Interactive Influence of Crop Residue Quality and Soil Carbon Content on Priming Effect Intensity

Crop residues are the main source of carbon (C) to soil, but residue addition may accelerate the mineralization of native soil organic C (SOC) by promoting the priming (PE). The aim of this study was to investigate the influence of initial SOC content, and quality and quantity of crop residues on the mineralization of residue C and of native SOC in two soils. We incubated 13C-labelled shoots and roots of soybean and sorghum (4, 8 or 12 Mg ha-1) to sandy and clayey soils with high- and low-C contents for 360 days. The mineralization of native SOC was influenced by initial SOC content, residue type, and their interaction. The proportion of initial SOC that was mineralized after 360 days was 1.6 times greater in high-C soils than in low-C soils, which was attributed to a greater proportion of particulate SOC (>53 µm) in the high-C soils. Contrary to expectations, cumulative PE was not systematically greater in high-C than low-C soils. We observed negative PE values in the later stage of incubation in both high-C soils and in the low-C clay soil. Crop residue quality did not appear as a robust predictor of PE as we found significant interaction between residue quality and initial soil C content, refuting our hypothesis that high quality residue would generate greater cumulative PE. Overall, roots decomposed more slowly than shoots; yet they often induced PE intensity similar to shoots.
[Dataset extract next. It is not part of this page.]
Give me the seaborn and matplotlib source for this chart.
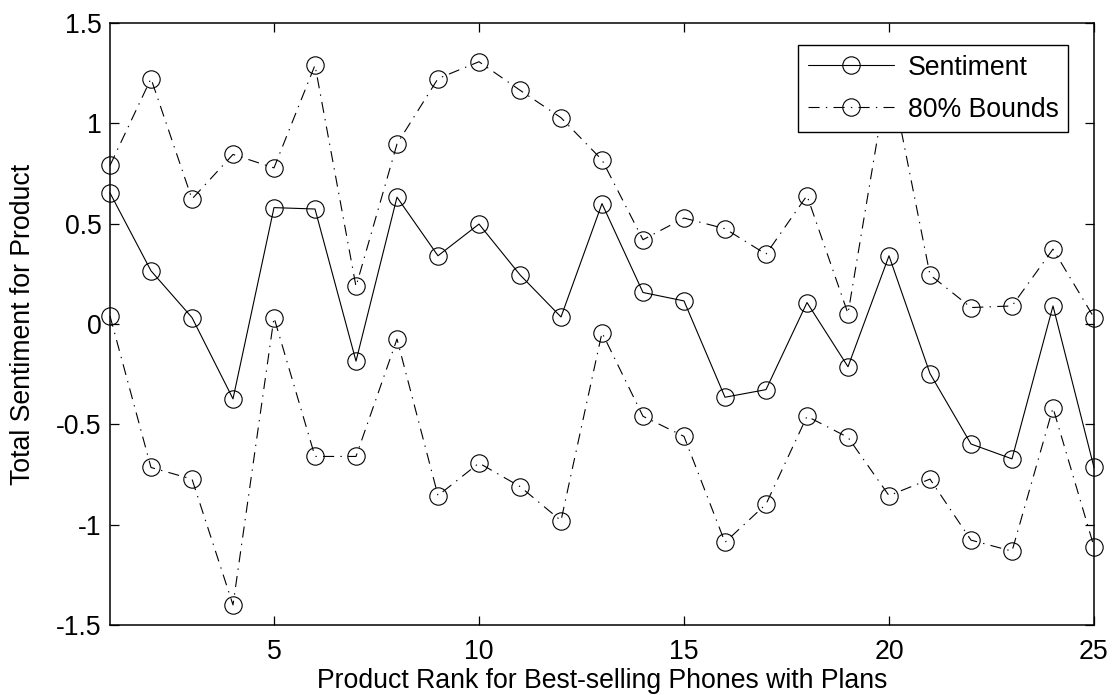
import matplotlib
matplotlib.use("Agg")
import matplotlib.pyplot as plt
from matplotlib.ticker import FuncFormatter
import seaborn as sns

# Product rank (x) and the per-product sentiment with its 80% bounds
rank = list(range(1, 26))
sentiment = [0.653, 0.265, 0.032, -0.373, 0.580, 0.573, -0.185, 0.632, 0.340, 0.498,
             0.245, 0.035, 0.600, 0.157, 0.115, -0.365, -0.327, 0.107, -0.213, 0.340,
             -0.247, -0.598, -0.672, 0.090, -0.715]
upper_bound = [0.790, 1.223, 0.623, 0.845, 0.778, 1.290, 0.187, 0.897, 1.223, 1.307,
               1.165, 1.028, 0.818, 0.420, 0.528, 0.475, 0.348, 0.640, 0.052, 1.270,
               0.245, 0.082, 0.090, 0.373, 0.032]
lower_bound = [0.040, -0.715, -0.773, -1.400, 0.032, -0.660, -0.660, -0.075, -0.855, -0.693,
               -0.810, -0.980, -0.043, -0.460, -0.560, -1.088, -0.898, -0.460, -0.565, -0.855,
               -0.773, -1.077, -1.132, -0.418, -1.110]

x_ticks = [5, 10, 15, 20, 25]
y_ticks = [-1.5, -1.0, -0.5, 0.0, 0.5, 1.0, 1.5]
series_labels = ["Sentiment", "80% Bounds"]
x_label = "Product Rank for Best-selling Phones with Plans"
y_label = "Total Sentiment for Product"

sns.set_theme(style="white")
plt.rcParams["font.family"] = ["Liberation Sans", "DejaVu Sans"]
plt.rcParams["axes.unicode_minus"] = False
plt.rcParams["lines.scale_dashes"] = False
FS = 19.2

fig = plt.figure(figsize=(11.18, 6.95), dpi=100)
fig.patch.set_facecolor("white")
W, H = 1118, 695
left, right, top, bottom = 110, 1094, 23, 625
ax = fig.add_axes([left / W, 1 - bottom / H, (right - left) / W, (bottom - top) / H])
ax.set_facecolor("white")

line_kw = dict(color="black", marker="o", markersize=12.5, markerfacecolor="none",
               markeredgecolor="black", markeredgewidth=0.8, linewidth=0.8,
               clip_on=False)
dashdot = (0, (8, 4.5, 1, 4.5))

sns.lineplot(x=rank, y=sentiment, ax=ax, linestyle="-", legend=False, **line_kw)
sns.lineplot(x=rank, y=upper_bound, ax=ax, linestyle=dashdot, legend=False, **line_kw)
sns.lineplot(x=rank, y=lower_bound, ax=ax, linestyle=dashdot, legend=False, **line_kw)

ax.set_xlim(1, 25)
ax.set_ylim(-1.5, 1.5)
ax.set_xticks(x_ticks)
ax.set_yticks(y_ticks)
ax.yaxis.set_major_formatter(FuncFormatter(lambda v, p: f"{v:g}"))
ax.tick_params(direction="in", length=6.5, width=0.9, labelsize=FS, colors="black",
               top=True, right=True, bottom=True, left=True)
ax.tick_params(axis="x", pad=10)
ax.tick_params(axis="y", pad=6)
for sp in ax.spines.values():
    sp.set_visible(True)
    sp.set_color("black")
    sp.set_linewidth(1.1)

ax.set_xlabel(x_label, fontsize=FS, color="black")
ax.set_ylabel(y_label, fontsize=FS, color="black")
ax.xaxis.set_label_coords(0.5, -0.072)
ax.yaxis.set_label_coords(-0.075, 0.5)

lines = ax.get_lines()
leg = ax.legend(handles=[lines[0], lines[1]], labels=series_labels,
                loc="upper right", bbox_to_anchor=((1068 - left) / (right - left),
                                                   1 - (45 - top) / (bottom - top)),
                borderaxespad=0, fontsize=FS, frameon=True, fancybox=False,
                framealpha=1, edgecolor="black", handlelength=3.25,
                handletextpad=0.5, borderpad=0.36, labelspacing=0.6, numpoints=1)
leg.get_frame().set_linewidth(1.0)
for t in leg.get_texts():
    t.set_color("black")

fig.savefig("out.png", dpi=100, facecolor="white")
The PE increased with crop residue addition rate, however, the increase was not linear and levelled off at higher rates. Our findings indicate complex interactions among initial soil C content, and residue quality and quantity on PE, which could change in intensity and direction as a function of time during incubation. This would explain inconsistencies in the existing literature on PE following fresh C inputs.